Site Reliability Engineer

  • 100x Group
  • Hong Kong, Singapore, San Francisco
  • May 17, 2021
Full time Engineering - Backend

Job Description

100x Group explores, incubates and pursues opportunities and investments, as part of its mission to reshape the modern digital financial system into one which is inclusive and empowering. 100x Group is behind the cryptocurrency derivatives trading platform, BitMEX.

The 100x Group infrastructure team sits at the core of the business and is responsible for the reliability and scalability of all the services that power the BitMEX platform and its developers. As the BitMEX trading platform handles ten of thousands of low latency transactions per second, representing several billions of dollars traded every day.

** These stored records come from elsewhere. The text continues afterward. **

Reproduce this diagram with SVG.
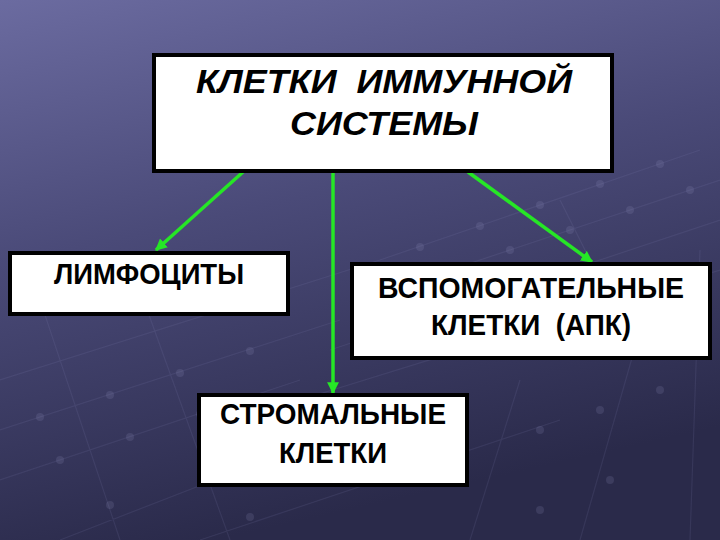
<svg xmlns="http://www.w3.org/2000/svg" width="720" height="540" viewBox="0 0 720 540">
<defs>
<linearGradient id="bg" x1="0" y1="0" x2="0.3" y2="1">
<stop offset="0" stop-color="#6b6ba0"/>
<stop offset="0.45" stop-color="#4a4a78"/>
<stop offset="1" stop-color="#2a2a4a"/>
</linearGradient>
<marker id="ah" viewBox="0 0 10 10" refX="9" refY="5" markerWidth="3.4" markerHeight="3.4" orient="auto" markerUnits="strokeWidth">
<path d="M0,0 L10,5 L0,10 z" fill="#26e626"/>
</marker>
<style>
.box{fill:#ffffff;stroke:#000000;stroke-width:4}
.t{font-family:"Liberation Sans",Arial,sans-serif;font-weight:bold;fill:#000000;text-anchor:middle;white-space:pre}
.ti{font-style:italic;font-size:33px}
.tn{font-size:30px}
.conn{stroke:#26e626;stroke-width:3.5;fill:none;marker-end:url(#ah)}
.net{stroke:#8a8ab8;stroke-opacity:0.14;stroke-width:1.2;fill:none}
.dot{fill:#9a9ac8;fill-opacity:0.16}
</style>
</defs>
<rect width="720" height="540" fill="url(#bg)"/>
<g id="background-net">
<path class="net" d="M380,260 L700,150 M360,300 L720,180 M330,350 L720,220 M300,400 L720,270 M0,380 L380,260 M0,430 L340,320 M0,480 L300,380 M60,540 L420,400 M200,540 L560,420 M40,300 L120,540 M140,290 L230,540 M520,380 L470,540 M640,330 L580,540 M700,250 L690,540 M560,200 L610,300"/>
<g>
<circle class="dot" cx="420" cy="247" r="4"/><circle class="dot" cx="480" cy="226" r="4"/><circle class="dot" cx="540" cy="205" r="4"/><circle class="dot" cx="600" cy="184" r="4"/><circle class="dot" cx="660" cy="164" r="4"/>
<circle class="dot" cx="450" cy="270" r="4"/><circle class="dot" cx="510" cy="250" r="4"/><circle class="dot" cx="570" cy="230" r="4"/><circle class="dot" cx="630" cy="210" r="4"/><circle class="dot" cx="690" cy="190" r="4"/>
<circle class="dot" cx="40" cy="417" r="4"/><circle class="dot" cx="110" cy="395" r="4"/><circle class="dot" cx="180" cy="373" r="4"/><circle class="dot" cx="250" cy="351" r="4"/>
<circle class="dot" cx="60" cy="460" r="4"/><circle class="dot" cx="130" cy="437" r="4"/><circle class="dot" cx="200" cy="414" r="4"/>
<circle class="dot" cx="110" cy="505" r="4"/><circle class="dot" cx="250" cy="517" r="4"/><circle class="dot" cx="540" cy="430" r="4"/><circle class="dot" cx="600" cy="410" r="4"/><circle class="dot" cx="660" cy="390" r="4"/>
<circle class="dot" cx="540" cy="510" r="4"/><circle class="dot" cx="610" cy="480" r="4"/>
</g>
</g>
<g id="connectors">
<line class="conn" x1="243" y1="172" x2="156" y2="250"/>
<line class="conn" x1="333" y1="173" x2="333" y2="393"/>
<line class="conn" x1="468" y1="172" x2="592" y2="262"/>
</g>
<g id="node-root">
<rect class="box" x="154" y="55" width="458" height="116"/>
<text class="t ti" x="384" y="93" textLength="376" lengthAdjust="spacingAndGlyphs" xml:space="preserve">КЛЕТКИ  ИММУННОЙ</text>
<text class="t ti" x="384" y="135" textLength="188" lengthAdjust="spacingAndGlyphs">СИСТЕМЫ</text>
</g>
<g id="node-lymph">
<rect class="box" x="10" y="253" width="278" height="61" stroke-width="3"/>
<text class="t tn" x="149" y="284" textLength="190" lengthAdjust="spacingAndGlyphs">ЛИМФОЦИТЫ</text>
</g>
<g id="node-apc">
<rect class="box" x="352" y="264" width="358" height="94" stroke-width="3"/>
<text class="t tn" x="531" y="298" textLength="306" lengthAdjust="spacingAndGlyphs">ВСПОМОГАТЕЛЬНЫЕ</text>
<text class="t tn" x="531" y="335" textLength="200" lengthAdjust="spacingAndGlyphs" xml:space="preserve">КЛЕТКИ  (АПК)</text>
</g>
<g id="node-stromal">
<rect class="box" x="199" y="395" width="268" height="90" stroke-width="3"/>
<text class="t tn" x="333" y="424" textLength="226" lengthAdjust="spacingAndGlyphs">СТРОМАЛЬНЫЕ</text>
<text class="t tn" x="333" y="463" textLength="108" lengthAdjust="spacingAndGlyphs">КЛЕТКИ</text>
</g>
</svg>
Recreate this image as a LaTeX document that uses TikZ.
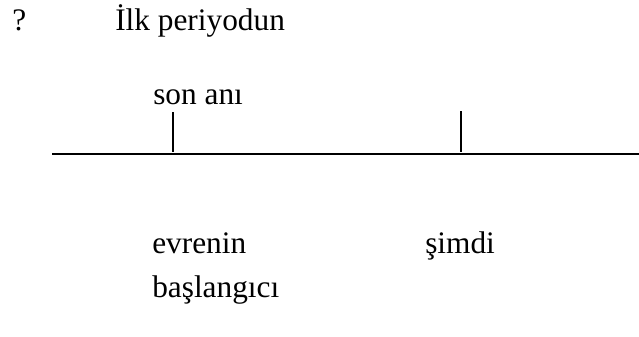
\documentclass[tikz,border=0pt]{standalone}
\usepackage{fontspec}
\setmainfont{Liberation Serif}
\newfontfamily\tmsfont{Liberation Serif}
\usepackage{tikz}
\tikzset{
  lbl/.style={anchor=base west,inner sep=0pt,font=\tmsfont\fontsize{23.5}{28}\selectfont},
  axis/.style={line width=1.5pt},
  tck/.style={line width=1.5pt}
}
\begin{document}
\begin{tikzpicture}[x=0.75pt,y=-0.75pt]
\useasboundingbox (0,0) rectangle (639,336);
\node[lbl] (q) at (12,30) {?};
\node[lbl] (ilk) at (115,30) {İlk periyodun};
\node[lbl] (son) at (153,104) {son anı};
\coordinate (a0) at (52,154); \coordinate (a1) at (639,154);
\draw[axis] (a0) -- (a1);
\coordinate (t1a) at (173,112); \coordinate (t1b) at (173,152);
\draw[tck] (t1a) -- (t1b);
\coordinate (t2a) at (461,111); \coordinate (t2b) at (461,152);
\draw[tck] (t2a) -- (t2b);
\node[lbl] (evr) at (152,253) {evrenin};
\node[lbl] (sim) at (425,253) {şimdi};
\node[lbl] (bas) at (152,297) {başlangıcı};
\end{tikzpicture}
\end{document}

  • Design, build and maintain core infrastructure components that allow BitMEX to support billions of dollars worth of trades daily - using Chef, Terraform and Kubernetes,

  • Develop BitMEX’s disaster recovery capabilities by designing and implementing near real-time data transfer & failover hardware/software solutions between AWS and our datacenter in Singapore,

  • Participate in worldwide follow-the-sun on-call rotations & investigations related to the trading platform’s availability in close collaboration with the Trading Technology, Security and Operation teams, plan & execute on short/long term curative and preventive solutions across services and various levels of the stack.


About You: 

  • 6+ years of professional experience, with a proven track record of designing, implementing, managing, and testing infrastructure at scale on AWS and on-prem data-centers for high value environments,

  • Have experience designing, planning and carrying out data centers hardware/software buildouts to match core software requirements in the framework of cross-provider & cross-continental deployments for disaster recovery purposes,

  • Have good experience with low-latency, high throughput & highly-available networks, spanning regions

  • Have experience with Chef, Terraform, ZFS, Ceph, kdb, or similar technologies,

  • Have a detail-oriented mindset considering edge cases, failure modes, behavioral patterns before all,

  • Strong engineering skill set with a firm grasp of fundamental Computer Science principles and a modular, maintainable, agile & test-driven approach to software development,

  • Strong technical troubleshooting, diagnosing and problem solving skills,

  • Capacity to multitask and give equal attention to a variety of functions while under pressure, capacity to multitask and give equal attention to a variety of functions while under pressure

  • Ability to adapt to changing priorities within a fast moving industry and startup culture.